Because behavior change is difficult. Knowledge transfer is easy. Behavior change is where organizations win or lose.

5 Reasons Training Initiatives Stall Out

1. Leadership Stops Talking About It

Employees pay attention to what leaders consistently discuss. Not what leaders announce. There is a big difference. When leaders launch a training initiative with enthusiasm but never reference it again, employees receive a clear message: "This wasn't really that important." Culture is created by repetition.

If leaders stop reinforcing the concepts, teams stop practicing them.

2. There Is No Accountability Structure

One workshop does not create mastery. Imagine sending someone to a single golf lesson and expecting them to become a pro. Yet that's exactly how many organizations approach training. Without accountability, most people naturally revert to old habits. We all love the well-worn path of least resistance. People don't usually need more information as much as they need support, reinforcement, and accountability while building new behaviors.

Change is hard for everyone; help them along the way.

3. Managers Were Never Trained to Coach It

This may be the biggest mistake organizations make. The frontline manager determines whether training survives. Managers spend more time influencing employee behavior than any consultant, trainer, or executive ever will. If managers don't know how to coach the new behaviors, reinforce the language, and provide feedback, the initiative dies quickly.

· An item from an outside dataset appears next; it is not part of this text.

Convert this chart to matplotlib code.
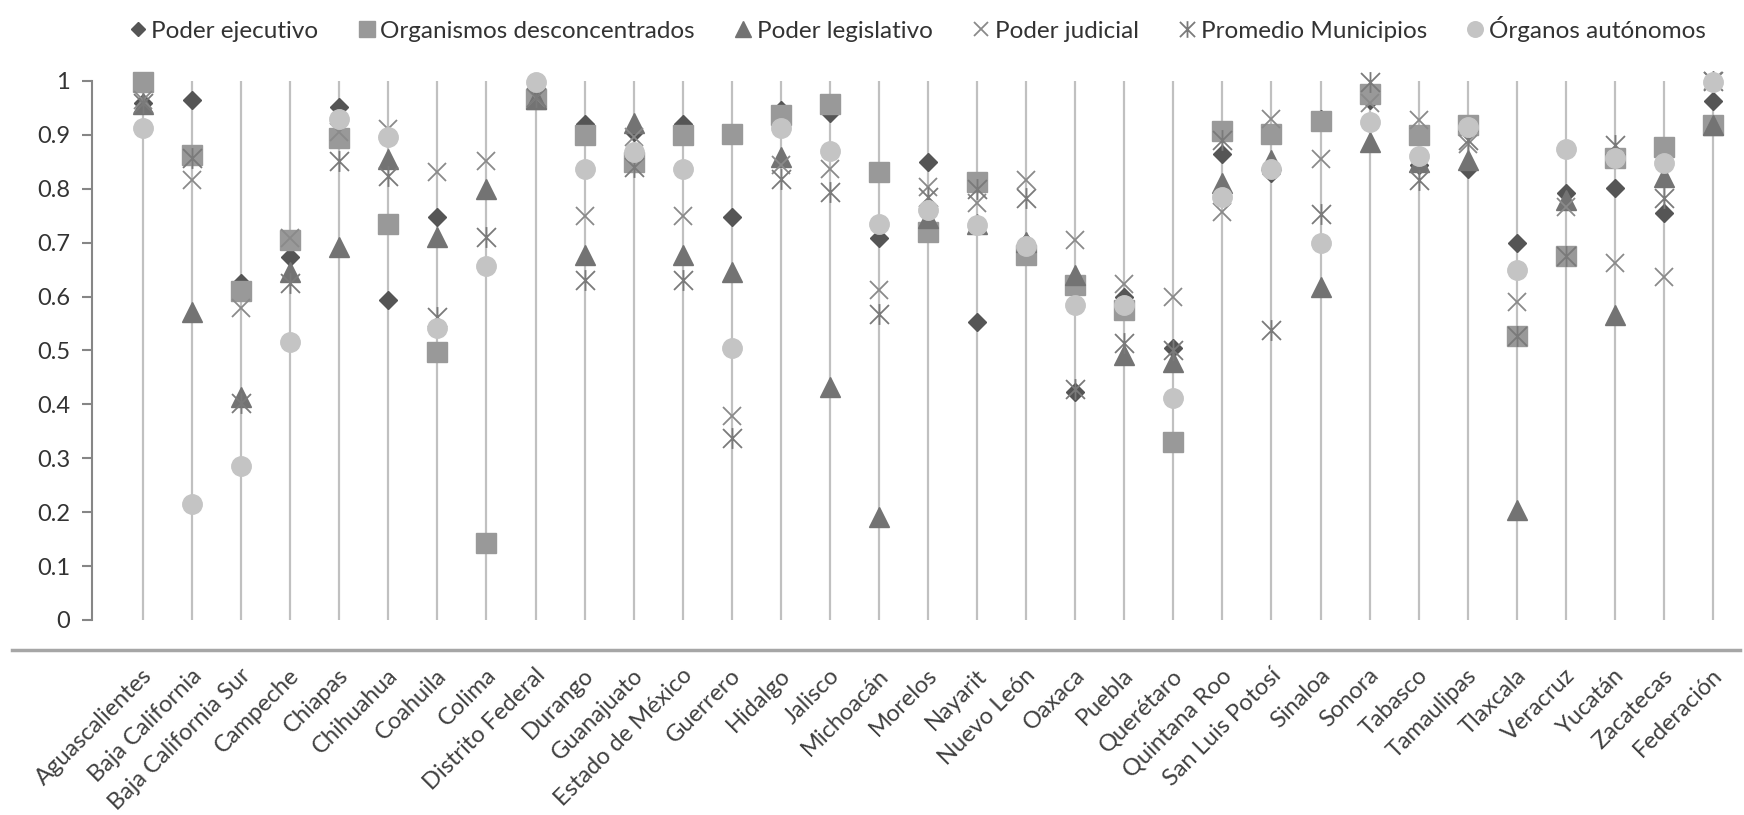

Training the workforce without training managers is like buying a brand new computer but letting the employees reinstall the old outdated operating system on it.

"I already know how to use that one!"

4. The Training Isn't Connected to Daily Work

Employees immediately ask themselves one question: "How does this apply to me and the work I do?" If they can't answer that question, any change quickly disappears. People don't change because they learned something interesting. They change because they believe the new behavior helps them perform better, solve problems faster, reduce stress, increase results, or advance their careers.

People are selfish, and that's fine; connect the training directly to real-world outcomes.

5. Success Isn't Measured

What gets measured gets improved. What gets ignored gets forgotten. Many organizations measure attendance. Few measure adoption. Even fewer measure behavior change. And almost nobody measures whether those behavior changes are driving business outcomes. Without visible progress metrics, enthusiasm fades because people can't see the impact of their efforts.

How to Keep Teams Engaged for 6 Months and Beyond

Organizations that create lasting change approach learning differently. They understand that training is not an event. It's a campaign. Here are five proven ways to keep momentum alive long after the kickoff session ends.

1. Create Monthly Reinforcement Sessions

The initial training should be the beginning, not the end. Hold short monthly reinforcement sessions focused on a single concept from the previous training, not another four-hour workshop. Just 20 to 30 minutes of practical application.

Ask questions like:

  • What's working?

  • What's challenging?

  • What successes have we seen?

  • What adjustments should we make?

Small, consistent reinforcement beats large, infrequent training every time.

2. Equip Managers with Coaching Tools

Managers should become learning multipliers!

Provide:

  • Coaching guides

  • Conversation starters

  • Observation checklists

  • Feedback frameworks

  • Discussion questions

When managers reinforce the training during one-on-ones and team meetings, learning becomes part of the culture rather than a separate activity.

3. Celebrate Behavioral Wins

Most organizations only celebrate outcomes. Celebrate behaviors that lead to outcomes. If you're implementing a customer experience initiative, recognize employees who demonstrate the behaviors. If it's a leadership program, highlight leaders who are applying the principles. People repeat what gets recognized. Recognition accelerates adoption.

4. Build Learning Into Existing Meetings

Don't create more meetings. Use the meetings you already have.

Dedicate five minutes during:

  • Team meetings

  • Leadership meetings

  • Department updates

  • One-on-ones

Ask one question:

"How are we applying what we learned when dealing with X ?" Those conversations compound over time.

5. Make Learning Social

People learn best from other co-workers and they also they learn best when they have to teach something.

Create opportunities for employees to share:

  • Success stories

  • Challenges

  • Best practices

  • Lessons learned

When team members begin teaching each other, learning stops being dependent on the trainer and starts becoming part of the organization's identity.

The Real Goal Isn't Training

The real goal is behavior change. And the real goal of behavior change is improved performance. I've seen organizations achieve incredible results when they stop viewing training as a one-time event and start treating it as a long-term strategic initiative. The companies that win aren't necessarily the ones with the best trainers, the biggest budgets, or the most sophisticated learning platforms.

They're the organizations that understand one simple truth:

People don't change because they attended training. People change because leaders consistently reinforce, coach, measure, recognize, and model the behaviors long after the training ends. That's where real transformation happens.

And that's how you prevent your next training initiative from becoming just another flavor of the month.